Only the lines from the start of the data through the line with "from matplotlib.lines import Line2D" belong in the copy. Restate them word for word, minus the pictures.
** start **
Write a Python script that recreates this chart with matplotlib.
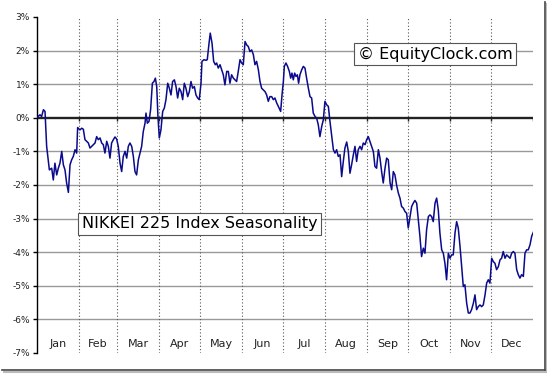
import numpy as np
import matplotlib
matplotlib.use("Agg")
import matplotlib.pyplot as plt
from matplotlib.lines import Line2D

# NIKKEI 225 seasonal profile (day of year, % change)
days = [0.2, 2.2, 3.4, 4.7, 5.9, 7.1, 9.1, 10.8, 12.0, 13.2, 14.5, 15.7, 16.9, 18.2, 19.4, 20.6, 21.8, 23.1,
        24.3, 25.5, 26.7, 28.0, 29.2, 29.9, 31.6, 32.9, 34.1, 35.3, 36.5, 37.8, 39.0, 40.2, 41.5, 42.7, 43.9, 45.1,
        46.4, 47.6, 48.8, 50.0, 51.3, 52.5, 53.7, 54.9, 56.2, 57.4, 58.6, 59.8, 61.1, 62.3, 63.5, 64.8, 66.0, 67.2,
        68.4, 69.7, 70.9, 72.1, 73.3, 74.6, 75.8, 77.0, 78.2, 79.5, 80.2, 81.2, 82.4, 83.6, 84.9, 86.1, 87.1, 88.1,
        89.0, 90.0, 91.2, 92.5, 93.7, 94.9, 96.2, 97.4, 98.6, 99.8, 101.1, 102.3, 103.5, 104.7, 106.0, 107.2, 108.4,
        109.6, 110.9, 112.1, 113.3, 114.5, 115.8, 117.0, 118.2, 119.4, 120.7, 121.4, 122.9, 124.4, 125.3, 126.6,
        127.5, 128.8, 130.0, 131.2, 132.2, 133.4, 134.7, 135.9, 137.1, 138.3, 139.6, 140.8, 142.0, 143.2, 144.5,
        145.7, 146.9, 148.1, 149.4, 150.6, 151.8, 153.1, 154.3, 155.5, 156.7, 158.0, 159.2, 160.4, 161.6, 162.9,
        164.1, 165.3, 166.5, 167.8, 169.0, 170.2, 171.4, 172.7, 173.9, 175.1, 176.4, 177.6, 179.3, 180.3, 181.3,
        182.0, 183.2, 184.4, 185.7, 186.7, 187.6, 188.6, 189.6, 190.6, 191.6, 192.5, 193.5, 194.8, 196.0, 197.2,
        198.4, 199.7, 200.9, 202.1, 203.3, 204.6, 205.8, 207.0, 208.2, 209.5, 210.7, 211.9, 213.1, 214.4, 215.6,
        216.8, 218.1, 219.3, 220.5, 221.7, 223.0, 224.2, 225.4, 226.6, 227.9, 229.1, 230.3, 231.5, 232.8, 234.0,
        235.2, 236.4, 237.7, 238.9, 240.1, 241.4, 242.6, 243.8, 245.0, 246.3, 247.5, 248.7, 249.9, 251.2, 252.4,
        253.6, 254.8, 256.1, 257.3, 258.5, 259.8, 261.0, 262.2, 263.4, 264.7, 265.9, 267.1, 268.3, 269.6, 270.8,
        272.0, 273.2, 274.5, 275.7, 276.9, 278.1, 279.4, 280.6, 281.8, 283.0, 284.3, 285.5, 286.7, 288.0, 289.2,
        290.4, 291.6, 292.9, 294.1, 295.3, 296.5, 297.8, 299.0, 300.2, 301.4, 302.7, 303.9, 305.1, 306.3, 307.6,
        308.8, 310.0, 311.3, 312.5, 313.7, 314.9, 316.2, 317.4, 318.6, 319.8, 321.1, 322.3, 323.5, 324.7, 326.0,
        327.2, 328.4, 329.7, 330.9, 332.1, 333.3, 334.6, 335.8, 337.0, 338.2, 339.5, 340.7, 341.9, 343.1, 344.4,
        345.6, 346.8, 348.1, 349.3, 350.5, 351.7, 353.0, 354.2, 355.4, 356.6, 357.9, 359.1, 360.3, 361.5, 362.8,
        364.0, 365.2]

pct = [0.02, 0.09, 0.04, 0.24, 0.19, -0.85, -1.55, -1.50, -1.85, -1.35, -1.70, -1.50, -1.35, -1.00, -1.40, -1.55,
       -1.94, -2.22,
       -1.40, -1.25, -1.15, -0.95, -1.05, -0.29, -0.36, -0.31, -0.34, -0.65, -0.70, -0.75, -0.90, -0.85, -0.80,
       -0.75, -0.56, -0.65, -0.60, -0.75, -0.80, -1.05, -0.70, -0.85, -1.20, -0.75, -0.65, -0.57,
       -0.63, -0.85, -1.35, -1.60, -1.15, -1.00, -1.20, -0.85, -0.75, -0.85, -1.15, -1.60, -1.70, -1.25, -1.05,
       -0.85, -0.41, -0.16, 0.14, -0.16, -0.11, 0.24, 1.03, 1.08, 1.18, 0.93, 0.04,
       -0.60, -0.36, 0.19, 0.29, 0.54, 1.03, 0.88, 0.68, 1.08, 1.13, 0.93, 0.59, 0.88, 0.78, 0.54, 1.03, 0.88,
       0.63, 0.78, 1.08, 0.88, 0.93, 0.68, 0.59, 0.54,
       1.03, 1.68, 1.73, 1.71, 1.73, 2.22, 2.52, 2.22, 1.68, 1.58, 1.63, 1.48, 1.58, 1.43, 1.28, 0.98, 1.38, 1.38,
       1.03, 1.28, 1.18, 1.13, 1.08, 1.38, 1.73, 1.63, 1.58,
       2.27, 2.17, 2.12, 1.97, 2.02, 1.88, 1.58, 1.68, 1.43, 1.08, 0.88, 0.83, 0.78, 0.68, 0.49, 0.63, 0.63, 0.54,
       0.59, 0.44, 0.34,
       0.19, 0.68, 1.08, 1.53, 1.63, 1.53, 1.38, 1.18, 1.33, 1.13, 1.33, 1.23, 1.28, 1.03, 1.28, 1.43, 1.53, 1.48,
       1.18, 0.88, 0.63, 0.59, 0.14, 0.04, -0.01, -0.21,
       -0.56, -0.26, -0.06, 0.49, 0.39, 0.34, -0.11, -0.51, -0.95, -1.05, -0.95, -1.15, -1.10, -1.75, -1.30,
       -0.90, -0.72, -1.00, -1.65, -1.40, -1.10, -0.85, -1.30, -0.95, -0.85, -0.95, -0.75, -0.80,
       -0.65, -0.56, -0.70, -0.85, -1.00, -1.45, -1.50, -0.95, -1.20, -1.60, -1.94, -1.50, -1.20, -1.25,
       -1.93, -2.14, -1.60, -1.70, -2.02, -2.24, -2.39, -2.64, -2.69, -2.79, -2.84, -3.28, -2.94, -2.64, -2.54,
       -2.46, -2.54, -3.04, -3.53, -4.13, -3.88, -4.03,
       -3.33, -2.94, -2.89, -2.94, -3.09, -2.54, -2.39, -2.74, -3.43, -3.93, -4.03, -4.33, -4.82, -4.03, -4.18,
       -4.08, -4.08, -3.43, -3.09, -3.28, -3.83, -4.43, -5.02, -4.97, -5.52, -5.81,
       -5.81, -5.71, -5.52, -5.27, -5.71, -5.62, -5.57, -5.62, -5.57, -5.27, -4.92, -4.82, -4.92, -4.18, -4.28,
       -4.33, -4.52, -4.43, -4.23, -4.18, -3.98, -4.18, -4.08, -4.13, -4.18, -4.03, -3.98, -4.03, -4.52, -4.67,
       -4.77, -4.67, -4.72, -4.03, -3.93, -3.93, -3.78, -3.53, -3.41]

months = ["Jan", "Feb", "Mar", "Apr", "May", "Jun", "Jul", "Aug", "Sep", "Oct", "Nov", "Dec"]
month_starts = [0, 31, 59, 90, 120, 151, 181, 212, 243, 273, 304, 334, 365]
y_ticks = [3, 2, 1, 0, -1, -2, -3, -4, -5, -6, -7]

fig = plt.figure(figsize=(5.47, 3.74), dpi=100)
ax = fig.add_axes([37 / 547, 1 - 353 / 374, 496 / 547, 336 / 374])

ax.set_xlim(0, 365)
ax.set_ylim(-7, 3)

# grid
for v in y_ticks:
    if v in (3, -7):
        continue
    if v == 0:
        ax.axhline(v, color="#222222", lw=1.7, zorder=2)
    else:
        ax.axhline(v, color="#999999", lw=1.0, zorder=1)
for b in month_starts[1:-1]:
    ax.axvline(b, color="#555555", lw=0.8, ls=(0, (1, 2)), zorder=1)
ax.vlines(month_starts[1:], -0.1, 0, color="#222222", lw=1.0, zorder=2)

ax.plot(days, pct, color="#0a0a8c", lw=1.1, zorder=3)

# month labels inside the plot at the bottom
for i, m in enumerate(months):
    mid = (month_starts[i] + month_starts[i + 1]) / 2
    ax.text(mid, -6.73, m, ha="center", va="center", fontsize=8, color="#222222")

ax.set_yticks(y_ticks)
ax.set_yticklabels([f"{v}%" for v in y_ticks], fontsize=6.5, color="#222222")
ax.set_xticks([])
ax.tick_params(axis="y", direction="out", length=3, width=1, pad=2)
for s in ["top", "right", "bottom"]:
    ax.spines[s].set_visible(False)
ax.spines["left"].set_linewidth(1.0)

box = dict(boxstyle="square,pad=0.22", facecolor="white", edgecolor="#555555", lw=0.8)
ax.text(358 / 547, 1 - 54 / 374, "\u00a9 EquityClock.com", transform=fig.transFigure,
        fontsize=11.5, ha="left", va="center", bbox=box, zorder=5)
ax.text(82 / 547, 1 - 224 / 374, "NIKKEI 225 Index Seasonality", transform=fig.transFigure,
        fontsize=11.5, ha="left", va="center", bbox=box, zorder=5)

# frame shadow on right and bottom
fig.add_artist(Line2D([545 / 547, 545 / 547], [1 - 370 / 374, 1 - 2 / 374], transform=fig.transFigure,
                      color="#444444", lw=1.2))
fig.add_artist(Line2D([2 / 547, 545 / 547], [1 - 370 / 374, 1 - 370 / 374], transform=fig.transFigure,
                      color="#444444", lw=1.2))
fig.add_artist(Line2D([546.5 / 547, 546.5 / 547], [1 - 372 / 374, 1 - 4 / 374], transform=fig.transFigure,
                      color="#bbbbbb", lw=1.5))
fig.add_artist(Line2D([4 / 547, 546.5 / 547], [1 - 372 / 374, 1 - 372 / 374], transform=fig.transFigure,
                      color="#bbbbbb", lw=1.5))

fig.savefig("out.png", dpi=100)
** end **
- **Answer to the task**:
Write a Python script that recreates this chart with matplotlib.
import numpy as np
import matplotlib
matplotlib.use("Agg")
import matplotlib.pyplot as plt
from matplotlib.lines import Line2D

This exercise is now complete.